**PROBLEM REQUIREMENTS**
Reproduce, exactly and in full, the lines from the one with "Generate a Python" through the one with "from bokeh.resources import INLINE" in the data below; drop pictures.

** start of EXTRACTED DATA **

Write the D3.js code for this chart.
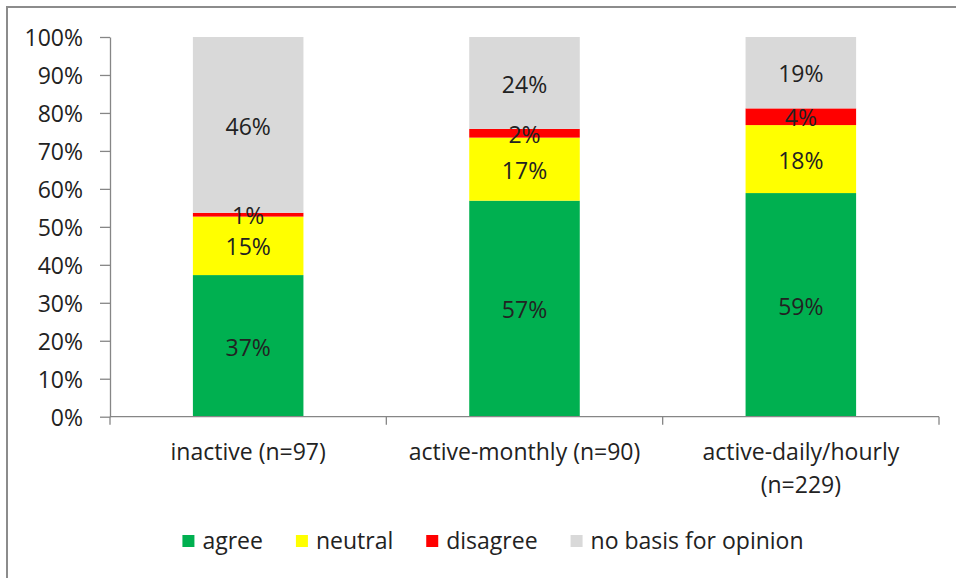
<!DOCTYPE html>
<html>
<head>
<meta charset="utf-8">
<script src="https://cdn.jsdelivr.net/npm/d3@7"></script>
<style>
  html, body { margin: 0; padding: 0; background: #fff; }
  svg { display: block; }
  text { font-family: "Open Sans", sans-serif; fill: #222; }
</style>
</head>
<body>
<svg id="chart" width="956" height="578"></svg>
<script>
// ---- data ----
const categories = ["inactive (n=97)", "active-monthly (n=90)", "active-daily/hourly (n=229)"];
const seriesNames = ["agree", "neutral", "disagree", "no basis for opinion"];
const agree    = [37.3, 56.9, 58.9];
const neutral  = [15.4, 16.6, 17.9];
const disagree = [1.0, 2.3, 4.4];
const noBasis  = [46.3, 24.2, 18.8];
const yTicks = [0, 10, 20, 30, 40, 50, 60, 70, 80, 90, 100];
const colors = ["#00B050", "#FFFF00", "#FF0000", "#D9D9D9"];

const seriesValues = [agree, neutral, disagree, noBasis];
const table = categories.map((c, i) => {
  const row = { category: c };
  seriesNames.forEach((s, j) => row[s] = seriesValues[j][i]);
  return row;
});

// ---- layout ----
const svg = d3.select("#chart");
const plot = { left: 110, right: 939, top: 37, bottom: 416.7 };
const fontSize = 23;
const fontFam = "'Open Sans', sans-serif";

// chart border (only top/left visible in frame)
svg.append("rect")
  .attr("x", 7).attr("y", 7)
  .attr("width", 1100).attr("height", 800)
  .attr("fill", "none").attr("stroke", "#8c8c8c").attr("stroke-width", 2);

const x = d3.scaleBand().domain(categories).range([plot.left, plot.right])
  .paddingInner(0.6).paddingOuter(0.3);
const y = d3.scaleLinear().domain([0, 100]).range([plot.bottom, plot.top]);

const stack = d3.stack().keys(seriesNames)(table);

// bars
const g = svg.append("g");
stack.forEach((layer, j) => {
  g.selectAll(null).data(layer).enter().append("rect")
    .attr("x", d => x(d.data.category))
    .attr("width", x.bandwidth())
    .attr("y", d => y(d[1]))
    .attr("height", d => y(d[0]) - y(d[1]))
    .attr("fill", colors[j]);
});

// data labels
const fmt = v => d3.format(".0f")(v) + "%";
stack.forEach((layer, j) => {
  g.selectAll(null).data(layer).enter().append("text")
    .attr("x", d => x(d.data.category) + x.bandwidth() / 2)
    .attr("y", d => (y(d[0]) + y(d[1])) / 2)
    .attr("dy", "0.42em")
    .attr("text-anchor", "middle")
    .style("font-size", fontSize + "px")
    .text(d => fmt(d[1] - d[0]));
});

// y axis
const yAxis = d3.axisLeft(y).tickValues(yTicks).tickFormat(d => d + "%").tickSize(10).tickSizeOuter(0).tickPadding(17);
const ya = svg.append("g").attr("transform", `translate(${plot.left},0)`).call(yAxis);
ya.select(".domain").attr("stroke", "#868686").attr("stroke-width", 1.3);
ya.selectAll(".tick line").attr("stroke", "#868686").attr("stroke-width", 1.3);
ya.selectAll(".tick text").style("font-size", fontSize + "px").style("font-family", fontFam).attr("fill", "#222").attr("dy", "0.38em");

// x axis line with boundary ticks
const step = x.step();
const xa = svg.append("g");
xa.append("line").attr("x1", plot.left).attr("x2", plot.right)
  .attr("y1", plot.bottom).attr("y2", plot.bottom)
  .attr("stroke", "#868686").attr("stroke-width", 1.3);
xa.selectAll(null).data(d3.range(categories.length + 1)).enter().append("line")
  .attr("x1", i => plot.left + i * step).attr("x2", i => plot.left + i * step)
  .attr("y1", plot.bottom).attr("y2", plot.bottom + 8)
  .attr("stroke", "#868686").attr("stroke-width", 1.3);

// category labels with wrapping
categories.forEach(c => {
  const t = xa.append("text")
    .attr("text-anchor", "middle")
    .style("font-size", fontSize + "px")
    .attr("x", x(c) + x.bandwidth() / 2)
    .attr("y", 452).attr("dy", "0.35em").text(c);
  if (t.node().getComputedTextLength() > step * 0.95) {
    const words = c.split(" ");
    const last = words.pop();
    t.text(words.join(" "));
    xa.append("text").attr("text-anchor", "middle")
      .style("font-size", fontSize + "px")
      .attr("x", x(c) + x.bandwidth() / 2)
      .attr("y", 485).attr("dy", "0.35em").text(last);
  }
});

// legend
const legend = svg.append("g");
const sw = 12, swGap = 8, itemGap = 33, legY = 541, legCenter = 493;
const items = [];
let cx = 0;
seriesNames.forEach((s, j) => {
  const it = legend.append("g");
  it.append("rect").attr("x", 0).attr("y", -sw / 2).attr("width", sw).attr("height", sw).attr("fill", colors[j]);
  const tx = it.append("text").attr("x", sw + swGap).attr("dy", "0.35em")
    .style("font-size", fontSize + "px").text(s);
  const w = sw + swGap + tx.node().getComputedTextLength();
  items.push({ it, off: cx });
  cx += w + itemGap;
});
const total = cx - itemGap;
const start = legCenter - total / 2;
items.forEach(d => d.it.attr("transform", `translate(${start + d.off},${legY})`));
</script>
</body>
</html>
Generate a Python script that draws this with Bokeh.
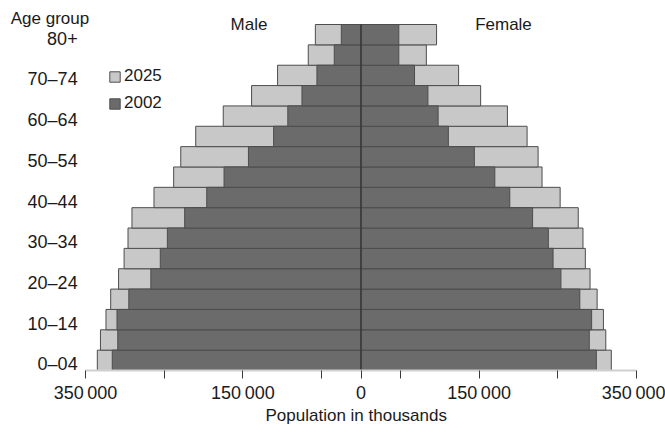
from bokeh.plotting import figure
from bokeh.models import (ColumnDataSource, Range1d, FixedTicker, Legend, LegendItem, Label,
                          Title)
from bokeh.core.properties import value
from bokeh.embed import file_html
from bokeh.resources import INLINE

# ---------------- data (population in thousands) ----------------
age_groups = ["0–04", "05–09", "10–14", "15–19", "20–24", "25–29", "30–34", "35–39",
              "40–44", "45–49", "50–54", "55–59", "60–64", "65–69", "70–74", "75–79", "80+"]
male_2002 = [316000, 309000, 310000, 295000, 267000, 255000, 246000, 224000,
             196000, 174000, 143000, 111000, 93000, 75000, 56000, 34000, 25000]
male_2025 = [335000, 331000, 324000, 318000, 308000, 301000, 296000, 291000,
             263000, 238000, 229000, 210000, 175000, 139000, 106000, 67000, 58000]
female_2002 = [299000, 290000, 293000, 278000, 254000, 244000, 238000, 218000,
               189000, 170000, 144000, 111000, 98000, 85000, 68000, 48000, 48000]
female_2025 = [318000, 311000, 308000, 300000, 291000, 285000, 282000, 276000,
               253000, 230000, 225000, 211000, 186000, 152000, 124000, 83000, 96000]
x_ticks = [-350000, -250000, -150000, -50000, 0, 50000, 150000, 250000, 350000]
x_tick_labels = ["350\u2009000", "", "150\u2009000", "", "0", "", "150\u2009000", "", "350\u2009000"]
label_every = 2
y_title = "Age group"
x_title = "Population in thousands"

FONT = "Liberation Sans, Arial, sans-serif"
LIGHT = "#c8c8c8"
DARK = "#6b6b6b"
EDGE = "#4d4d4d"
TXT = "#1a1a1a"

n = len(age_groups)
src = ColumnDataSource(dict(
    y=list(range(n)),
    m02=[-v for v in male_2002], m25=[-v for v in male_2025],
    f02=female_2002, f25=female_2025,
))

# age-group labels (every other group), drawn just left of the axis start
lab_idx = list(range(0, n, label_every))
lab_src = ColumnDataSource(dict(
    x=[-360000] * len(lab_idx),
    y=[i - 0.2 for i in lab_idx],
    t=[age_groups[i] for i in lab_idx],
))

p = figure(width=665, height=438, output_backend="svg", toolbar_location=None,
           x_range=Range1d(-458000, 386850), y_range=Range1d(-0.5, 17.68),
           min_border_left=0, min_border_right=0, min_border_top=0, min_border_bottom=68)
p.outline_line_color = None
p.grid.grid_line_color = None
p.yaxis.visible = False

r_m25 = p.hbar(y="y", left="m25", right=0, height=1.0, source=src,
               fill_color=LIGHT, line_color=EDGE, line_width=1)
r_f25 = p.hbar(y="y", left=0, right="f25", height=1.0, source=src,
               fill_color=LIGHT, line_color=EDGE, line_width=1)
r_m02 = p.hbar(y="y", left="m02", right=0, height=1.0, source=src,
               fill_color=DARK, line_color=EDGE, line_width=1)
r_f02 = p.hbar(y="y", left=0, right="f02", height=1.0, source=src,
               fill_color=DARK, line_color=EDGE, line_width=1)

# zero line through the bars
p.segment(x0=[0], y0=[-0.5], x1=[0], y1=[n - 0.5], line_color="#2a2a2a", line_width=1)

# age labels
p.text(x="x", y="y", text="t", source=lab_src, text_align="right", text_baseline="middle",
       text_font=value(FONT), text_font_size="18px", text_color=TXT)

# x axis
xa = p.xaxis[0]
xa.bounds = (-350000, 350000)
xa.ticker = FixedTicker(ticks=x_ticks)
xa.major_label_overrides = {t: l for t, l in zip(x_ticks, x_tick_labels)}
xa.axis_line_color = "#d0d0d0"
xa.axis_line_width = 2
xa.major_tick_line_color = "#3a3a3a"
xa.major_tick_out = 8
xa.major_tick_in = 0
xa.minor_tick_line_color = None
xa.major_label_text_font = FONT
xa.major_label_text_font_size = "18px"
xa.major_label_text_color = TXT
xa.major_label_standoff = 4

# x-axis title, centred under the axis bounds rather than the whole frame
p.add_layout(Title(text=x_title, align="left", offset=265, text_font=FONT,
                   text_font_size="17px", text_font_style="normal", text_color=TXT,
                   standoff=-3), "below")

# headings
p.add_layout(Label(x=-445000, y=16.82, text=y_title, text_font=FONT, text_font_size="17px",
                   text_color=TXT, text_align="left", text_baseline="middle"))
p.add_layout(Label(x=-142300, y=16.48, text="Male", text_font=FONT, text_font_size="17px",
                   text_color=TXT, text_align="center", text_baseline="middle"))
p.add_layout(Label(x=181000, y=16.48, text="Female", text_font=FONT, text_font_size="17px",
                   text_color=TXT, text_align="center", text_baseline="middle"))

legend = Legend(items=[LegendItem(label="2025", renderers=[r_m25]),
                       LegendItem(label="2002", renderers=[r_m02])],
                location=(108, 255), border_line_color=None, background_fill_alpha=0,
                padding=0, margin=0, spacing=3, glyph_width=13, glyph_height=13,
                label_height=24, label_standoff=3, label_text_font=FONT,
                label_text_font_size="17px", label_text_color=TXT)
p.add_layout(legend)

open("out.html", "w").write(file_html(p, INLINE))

** end of EXTRACTED DATA **

**EXERCISE RESULT**
Generate a Python script that draws this with Bokeh.
from bokeh.plotting import figure
from bokeh.models import (ColumnDataSource, Range1d, FixedTicker, Legend, LegendItem, Label,
                          Title)
from bokeh.core.properties import value
from bokeh.embed import file_html
from bokeh.resources import INLINE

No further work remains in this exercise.